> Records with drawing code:
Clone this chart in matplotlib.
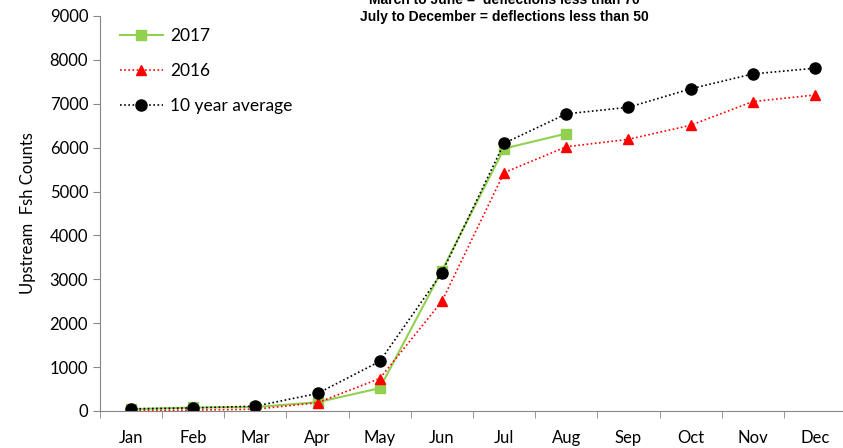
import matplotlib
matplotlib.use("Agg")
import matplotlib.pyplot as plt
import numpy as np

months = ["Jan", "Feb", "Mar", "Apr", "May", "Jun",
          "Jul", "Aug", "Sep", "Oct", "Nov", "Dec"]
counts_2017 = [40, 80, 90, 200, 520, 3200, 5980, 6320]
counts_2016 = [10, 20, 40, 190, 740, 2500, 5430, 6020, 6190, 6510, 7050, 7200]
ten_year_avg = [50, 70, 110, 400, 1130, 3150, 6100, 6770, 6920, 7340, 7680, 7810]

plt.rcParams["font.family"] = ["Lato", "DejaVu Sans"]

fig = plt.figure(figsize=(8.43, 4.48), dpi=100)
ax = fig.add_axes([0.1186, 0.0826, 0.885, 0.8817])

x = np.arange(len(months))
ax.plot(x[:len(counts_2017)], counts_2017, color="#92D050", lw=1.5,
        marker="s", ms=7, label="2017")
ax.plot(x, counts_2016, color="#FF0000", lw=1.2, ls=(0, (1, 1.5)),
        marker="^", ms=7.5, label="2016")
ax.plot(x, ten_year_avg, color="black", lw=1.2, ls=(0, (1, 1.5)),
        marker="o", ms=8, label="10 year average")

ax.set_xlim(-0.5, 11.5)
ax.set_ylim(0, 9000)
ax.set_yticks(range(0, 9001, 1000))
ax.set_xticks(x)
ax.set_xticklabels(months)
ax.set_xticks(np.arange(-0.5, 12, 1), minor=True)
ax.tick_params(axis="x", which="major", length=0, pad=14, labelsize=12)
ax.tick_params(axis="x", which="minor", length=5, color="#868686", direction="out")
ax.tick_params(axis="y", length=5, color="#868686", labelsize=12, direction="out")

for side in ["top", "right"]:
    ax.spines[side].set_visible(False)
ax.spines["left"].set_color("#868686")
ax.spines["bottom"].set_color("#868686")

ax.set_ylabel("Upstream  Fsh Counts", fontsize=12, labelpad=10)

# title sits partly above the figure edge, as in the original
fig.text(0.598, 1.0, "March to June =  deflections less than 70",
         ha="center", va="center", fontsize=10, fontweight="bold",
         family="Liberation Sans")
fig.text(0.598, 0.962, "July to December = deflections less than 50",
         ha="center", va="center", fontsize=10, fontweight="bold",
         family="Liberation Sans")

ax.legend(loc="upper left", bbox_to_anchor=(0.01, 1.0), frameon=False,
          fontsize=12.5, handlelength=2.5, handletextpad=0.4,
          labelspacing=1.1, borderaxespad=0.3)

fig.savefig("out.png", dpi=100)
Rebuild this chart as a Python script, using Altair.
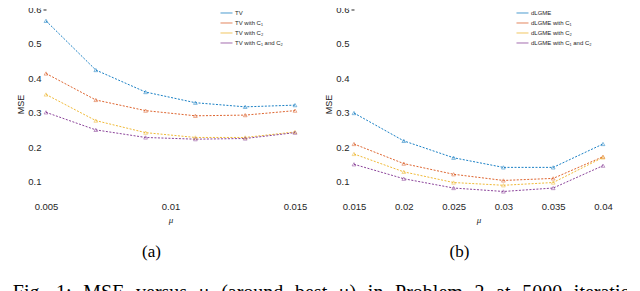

> PROBLEM STATEMENT: Using the records above, select and copy every line that has the word "this".

> EXERCISE SOLUTION:
Clone this chart in matplotlib.
Rebuild this chart as a Python script, using Altair.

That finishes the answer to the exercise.